Michelle A. Lawless
The Law Office of Michelle A. Lawless LLC
161 N. Clark St. Suite 1700 Chicago, Illinois
Telephone: (312) 741-1092
www.malfamilylaw.com; michelle@malfamilylaw.com.
Attorney disqualification upheld. In a particularly contentious post-judgment case, the trial court disqualified husband’s attorney under SCR 3.7 ad 1.7. The attorney was also husband’s mother and a fact witness during a pre-judgment hearing. The evidence reflected that she had also filed a notice of appeal challenging the court’s findings restricting husband’s parenting time at the time of entry of judgment, consulted with his prior attorneys, and guaranteed payment of his fees to his prior counsel. The Appellate Court affirmed the disqualification based on Rule 3.7 which provides that an attorney shall not act as an advocate at a trial in which the attorney is likely to be a necessary witness. The Court noted that at the time the motion to disqualify was heard, the attorney was not just likely to be a witness, but had already been a witness and disqualification on that basis alone was proper.
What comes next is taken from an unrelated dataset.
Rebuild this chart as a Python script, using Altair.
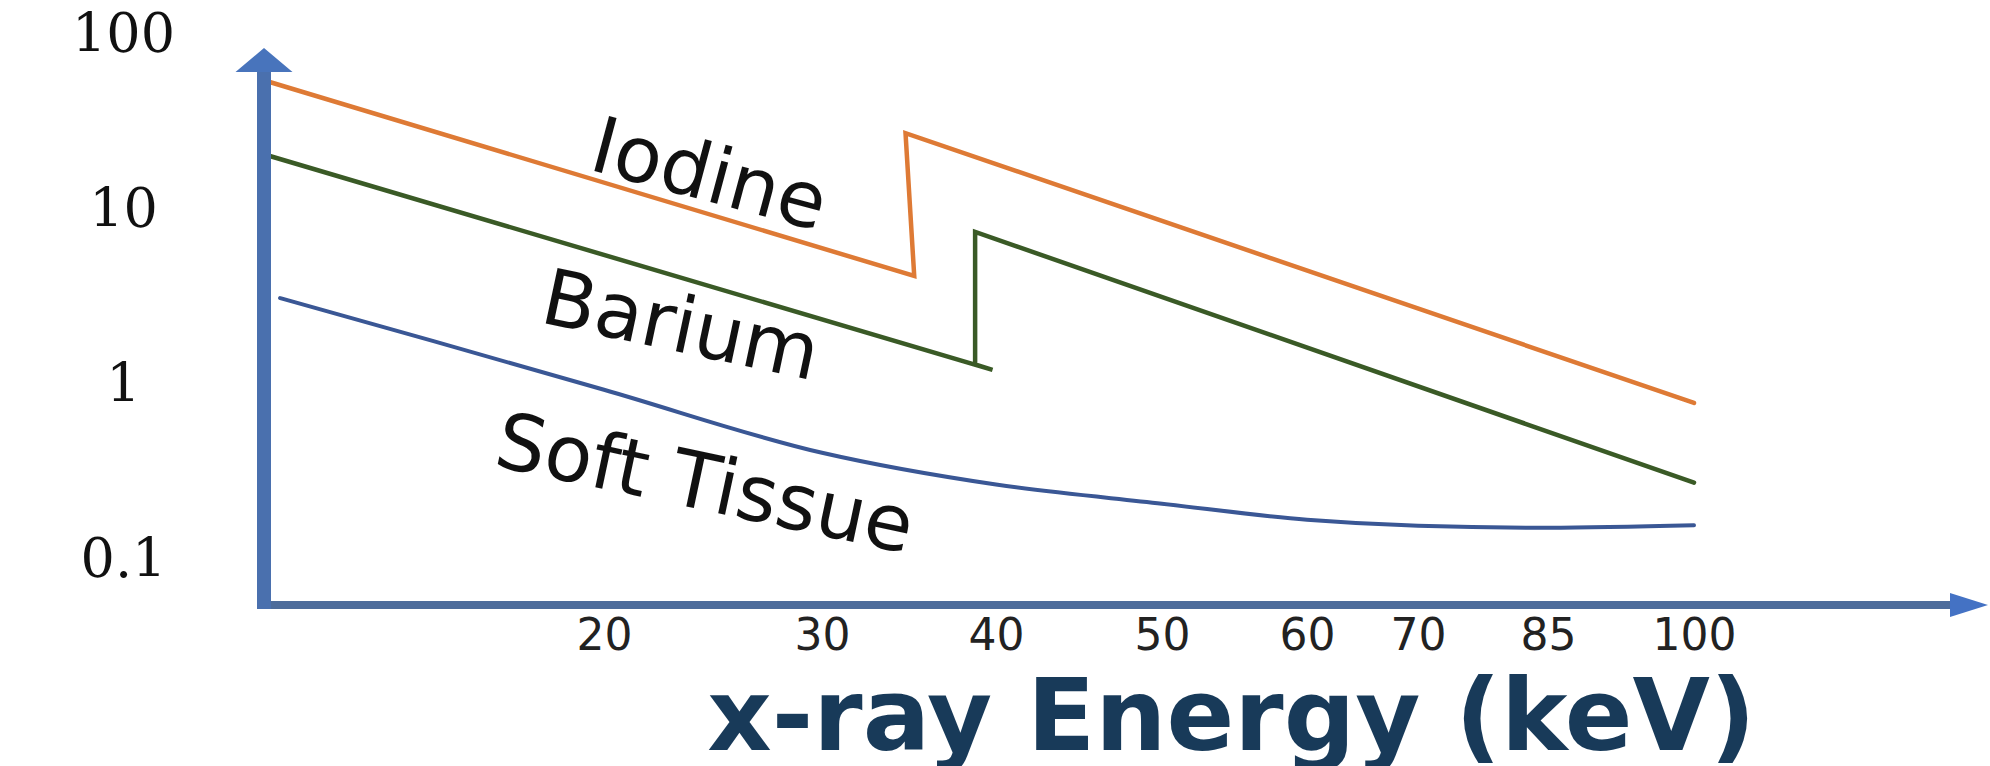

The Court’s opinion also discussed Rule 1.7 which provides that an attorney shall not represent a client if there is a significant risk that the attorney’s personal interests will materially limit representation of the client. The attorney had two personal interests at stake in the case: (1) The restrictions on husband’s parenting time affected how much she got to see her granddaughter and (2) She had guaranteed fees that husband had owed his prior attorneys. The Appellate Court affirmed the trial court’s ruling noting the disqualification was justified, necessary, and not an abuse of discretion. In re Marriage of Hipes and Lozano, 2025 IL App (1st) 240601.
In re Marriage of Hipes
Section 508(b) fees upheld as sanctions, but Section 508(a) and Child Representative Fees reversed for lack of ability to pay. In a post-judgment matter which has been up on appeal twice, the issue of attorneys’ fees was significant. Husband appealed the attorneys’ fees issued against him and his counsel under Section 508(b), which were affirmed due to husband’s counsel’s improper continued involvement after disqualification. Further, although contempt findings were entered, they were purged and deemed moot on appeal. As to Section 508(a) fees and Section 506(b) fees (Child Representative), the Court affirmed the fee awards to the extent payable from existing assets such as IOLTA funds, tax refunds, and retirement account distributions, but reversed the balance of the awards, holding husband lacked the ability to pay given his modest $40,811 annual income versus obligations exceeding 100% of that amount. In its ruling, the Court acknowledged that the resolution was not ideal for wife’s attorney or the Child Representative who received only approximately 40% of their awarded fees, but that undermining husband’s financial stability was improper.In re Marriage of Hipes and Lozano, 2025 IL App (1st) 240601
In re Marriage of Hipes
Trial court’s use of the Hunt formula upheld. Wife appealed the trial court’s marital and non-marital allocations of twoof husband’s retirement accounts in a dissolution of marriage action. With respect to the first retirement account, the trial court used the Hunt formula to determine the respective marital and non-marital portions since husband had worked at the company prior to the date of the marriage. Under the Hunt formula, the account was 44% non-marital and 56% marital. Wife argued that the Hunt formula should not apply to a defined contribution plan and that there was no precedent for its application to anything other than defined benefit plans, which the Court rejected. However, the Appellate Court vacated the trial court’s deduction of $54,880 from the value of husband’s Mastercard 401(k), finding it was error to credit him for contributions made during the proceedings on the basis that they were “already considered” in support. Those contributions were, in fact, marital property and the entire account should be divided equally. The Court also upheld the trial court’s allocation judgment and rejected wife’s arguments that joint-decision making and an expanded parenting schedule for father was an abuse of discretion.In re Marriage of McLean, 2025 IL App (5th) 250094.